By the time a cease-fire finally arrived on August 20, 1988, the Iran-Iraq War had been the longest and most destructive conflict in the post–World War II era, and none of the basic friction points between Iran and Iraq had been settled.

However, in August–September 1990, while Iraq was busy with its invasion of Kuwait, Iraq and Iran quietly restored diplomatic relations, and Iraq agreed to Iranian terms for the settlement of the war: the removal of Iraqi troops from Iranian territory, division of sovereignty over the Shatt al Arab waterway, and an exchange of prisoners of war.

Ottoman-Safavid Wars

Ottoman-Safavid Wars
Ottoman-Safavid Wars

The protracted conflict between the Ottomans and the Safavids was based on territorial and religious differences. Both great empires sought to control vast territories in present-day Iraq, along the Caspian and their mutual borders.

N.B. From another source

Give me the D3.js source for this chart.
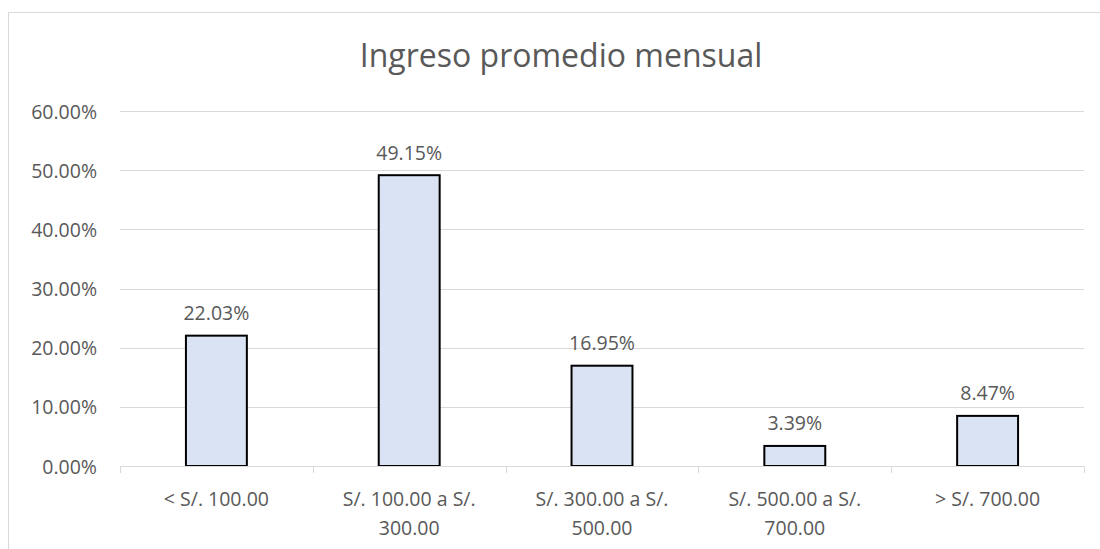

As Sunni Muslims, the Ottoman Empire also disagreed with the Shi’i Safavids over basic religious tenets and practices, similar to the disputes between various Catholic and Protestant powers in Europe.

In 1514, the Ottoman sultan Selim I, father of Suleiman I the Magnificent, declared a holy war against the Safavids, whom he considered heretics. Armed with cannons, the Ottoman army defeated Shah Isma’il, the founder of the Safavid dynasty, and occupied much of northern Persia (present-day Iran).


Suleiman continued the fight against Shah Tahmasp I (reigned 1524–76), but Tahmasp retaliated with a policy of “scorched earth,” making it impossible for the Ottoman forces to live off the land, as was usual for invading armies at the time. Tahmasp also struck an alliance of convenience with the Habsburgs, a major enemy of the Ottomans.

The Ottomans succeeded in taking Tabriz in northern Persia, but, stretched beyond his limits, Suleiman reluctantly signed a treaty with the Safavids in 1555. The Safavids managed to retain control over northern Persia and territory along the Caspian Sea but lost Iraq to the Ottomans. Following Suleiman’s death, Shah Abbas I managed to regain temporary control over Baghdad and Basra in Iraq, but after Abbas died, the Ottomans retook the territories.

The subsequent 1639 peace treaty between the two rival empires established borders that are almost identical to those shared by present-day Iraq and Iran. The two great powers remained enemies but no further warfare broke out.

Over the course of their rivalry, both empires achieved major military victories and suffered military defeats, but neither was able to defeat decisively the other. Their futile warfare undermined the economic and military power of both and was a major factor in their long declines.